Watkins broke out as a future star on the block as his 90 blocks were a school record, including eight in the Big Ten tournament against Nebraska. Stevens was the perfect compliment to Watkins in the post with his ability to face up fours and get to the rim and averaged 12.7 points per game.
Both players entered the year with some hype, but nowhere near the level that Carr entered the program with.
The 42nd ranked player in the class of 2016 via ESPN 100, he was supposed to be the point guard that ushered the Nittany Lions into the postseason. That was not the case in his preliminary season, but Carr definitely proved to Penn State fans everywhere that he is the real deal.
He led the team in scoring and assists with 13.7 and 4.2, while only shooting 37.7% from the floor. Only the freshmen from Michigan State finished with better numbers in scoring and assists in the conference, proving that he is capable of leading the Penn State offense.
Inconsistency is the only thing holding back Carr as he is capable of dropping 20 in consecutive games then score 10 points on 3-19 in a three game stretch.
The best performance he had during his inaugural season was the 20 points he scored against top ranked Duke.
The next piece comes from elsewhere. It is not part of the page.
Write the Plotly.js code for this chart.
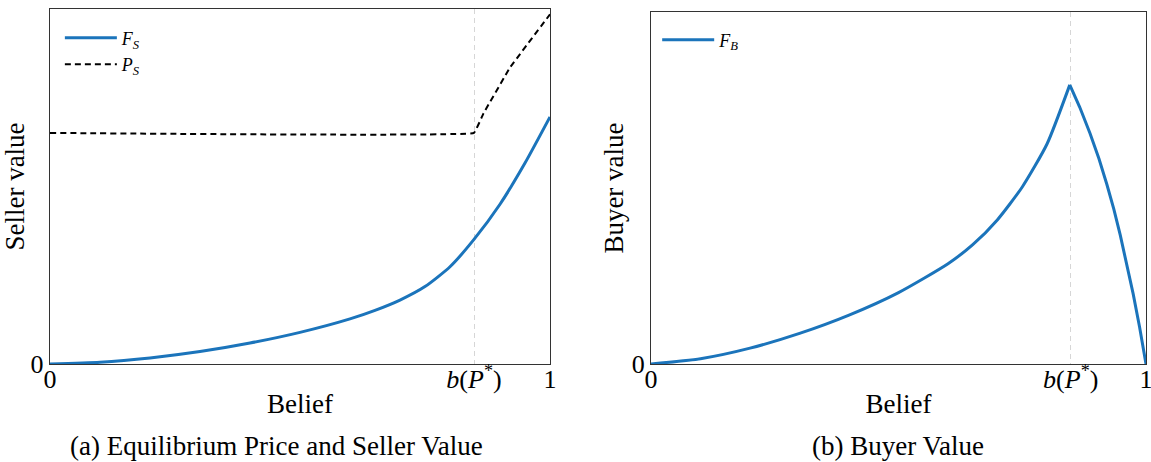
<!DOCTYPE html>
<html>
<head>
<meta charset="utf-8">
<script src="https://cdn.plot.ly/plotly-3.0.1.min.js"></script>
<style>html,body{margin:0;padding:0;background:#fff;}#chart{width:1151px;height:462px;}</style>
</head>
<body>
<div id="chart"></div>
<script>
// ---- data ----
const bStar = 0.848;
const xTickVals = [0, bStar, 1];
const xTickText = ['0', '<i>b</i>(<i>P</i><sup>*</sup>)', '1'];
const yTickVals = [0];
const yTickText = ['0'];

const beliefFS = [0, 0.1, 0.2, 0.3, 0.4, 0.5, 0.6, 0.65, 0.7, 0.75, 0.8, 0.848, 0.9, 0.95, 1.0];
const valueFS  = [0, 0.005, 0.017, 0.035, 0.059, 0.089, 0.127, 0.151, 0.180, 0.218, 0.274, 0.351, 0.450, 0.566, 0.696];

const beliefPS = [0, 0.848, 0.867, 0.92, 1.0];
const valuePS  = [0.651, 0.651, 0.706, 0.835, 0.985];

const beliefFBup = [0, 0.1, 0.2, 0.3, 0.4, 0.5, 0.6, 0.65, 0.7, 0.75, 0.8, 0.846];
const valueFBup  = [0, 0.015, 0.045, 0.087, 0.139, 0.203, 0.285, 0.339, 0.410, 0.503, 0.625, 0.793];
const beliefFBdown = [0.846, 0.866, 0.887, 0.905, 0.921, 0.935, 0.948, 0.961, 0.974, 0.987, 1.0];
const valueFBdown  = [0.793, 0.730, 0.655, 0.583, 0.510, 0.440, 0.366, 0.285, 0.200, 0.105, 0];

const seriesNames = ['<i>F</i><sub><i>S</i></sub>', '<i>P</i><sub><i>S</i></sub>', '<i>F</i><sub><i>B</i></sub>'];
const captions = ['(a) Equilibrium Price and Seller Value', '(b) Buyer Value'];
const axisTitles = {x: 'Belief', yLeft: 'Seller value', yRight: 'Buyer value'};

// ---- styles ----
const blue = '#1b74bb';
const serif = '"Liberation Serif", serif';
const frameColor = '#333333';

const traces = [
  {x: beliefFS, y: valueFS, name: seriesNames[0], mode: 'lines', line: {color: blue, width: 3, shape: 'spline', smoothing: 0.6}, xaxis: 'x', yaxis: 'y', legend: 'legend'},
  {x: beliefPS, y: valuePS, name: seriesNames[1], mode: 'lines', line: {color: '#000', width: 2, dash: '6px,4px', shape: 'spline', smoothing: 0.15}, xaxis: 'x', yaxis: 'y', legend: 'legend'},
  {x: beliefFBup, y: valueFBup, name: seriesNames[2], mode: 'lines', line: {color: blue, width: 3, shape: 'spline', smoothing: 0.6}, xaxis: 'x2', yaxis: 'y2', legend: 'legend2', legendgroup: 'fb'},
  {x: beliefFBdown, y: valueFBdown, name: seriesNames[2], mode: 'lines', line: {color: blue, width: 3, shape: 'linear'}, xaxis: 'x2', yaxis: 'y2', legend: 'legend2', legendgroup: 'fb', showlegend: false}
];

function xAxis(domain, anchor) {
  return {
    domain: domain, anchor: anchor, range: [0, 1],
    showline: true, mirror: true, linecolor: frameColor, linewidth: 1.2,
    showgrid: true, gridcolor: '#d6d6d6', griddash: '5px,4px', gridwidth: 1,
    zeroline: false, ticks: '', tickvals: xTickVals, ticktext: xTickText,
    tickfont: {family: serif, size: 26, color: '#000'}, ticklabelstandoff: -8,
    ticklabeloverflow: 'allow',
    title: {text: axisTitles.x, font: {family: serif, size: 27, color: '#000'}, standoff: 0},
    automargin: false, fixedrange: true
  };
}
function yAxis(domain, anchor, title) {
  return {
    domain: domain, anchor: anchor, range: [0, 1],
    showline: true, mirror: true, linecolor: frameColor, linewidth: 1.2,
    showgrid: false, zeroline: false, ticks: '', tickvals: yTickVals, ticktext: yTickText,
    tickfont: {family: serif, size: 26, color: '#000'}, ticklabelstandoff: 0,
    ticklabeloverflow: 'allow',
    title: {text: title, font: {family: serif, size: 27, color: '#000'}, standoff: 0},
    automargin: false, fixedrange: true
  };
}

const layout = {
  width: 1151, height: 462,
  margin: {l: 50, r: 5, t: 9, b: 98},
  paper_bgcolor: '#fff', plot_bgcolor: '#fff',
  font: {family: serif, color: '#000'},
  showlegend: true,
  xaxis: xAxis([0, 0.4562], 'y'),
  yaxis: yAxis([0, 1], 'x', axisTitles.yLeft),
  xaxis2: xAxis([0.5484, 1], 'y2'),
  yaxis2: yAxis([0, 0.9915], 'x2', axisTitles.yRight),
  legend: {x: 0.009, y: 0.97, xanchor: 'left', yanchor: 'top', bgcolor: 'rgba(0,0,0,0)', borderwidth: 0, font: {family: serif, size: 18, color: '#000'}, tracegroupgap: 0, itemwidth: 52},
  legend2: {x: 0.554, y: 0.965, xanchor: 'left', yanchor: 'top', bgcolor: 'rgba(0,0,0,0)', borderwidth: 0, font: {family: serif, size: 18, color: '#000'}, itemwidth: 52},
  annotations: [
    {text: captions[0], xref: 'paper', yref: 'paper', x: 0.207, y: -0.231, xanchor: 'center', yanchor: 'middle', showarrow: false, font: {family: serif, size: 27, color: '#000'}},
    {text: captions[1], xref: 'paper', yref: 'paper', x: 0.774, y: -0.231, xanchor: 'center', yanchor: 'middle', showarrow: false, font: {family: serif, size: 27, color: '#000'}}
  ]
};

Plotly.newPlot('chart', traces, layout, {displayModeBar: false, staticPlot: true});
</script>
</body>
</html>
Carr’s ability to beat the Duke back court on the bounce showed he was capable of playing with the top competition as Luke Kennard and Frank Jackson both got drafted into the NBA. He only had two assists, but he needed to provide Penn State with finishing at the rim.
Carr added a new ball handler to relieve pressure from Shep Garner and his vision was the best on the team. His passing ability is the best Penn State has seen since Tim Frazier and it is not out of the realm of possibility for Carr to average more than six assists a game.
Relying on Carr
The Nittany Lions might need Carr’s scoring more than his passing as Payton Banks and Terrance Samuel transferred to South Florida.
Banks led the Nittany Lions in three point shooting, while Samuel was a defensive presence on the perimeter. Carr will definitely need to pick up his scoring and shooting, but his defense is the area of his game that needs the most work. His long arms give him the ability to be one of the conference’s best on the perimeter, but had only 22 steals all year.
Carr’s talent makes him the breakout player in the Big Ten as he should average more 15 points, five rebounds and five assists per game.
His performance could send Penn State to the NCAA Tournament for the first time since 2010-11 and Carr could become the first Nittany Lion since Calvin Booth in 1999 to get drafted into the NBA.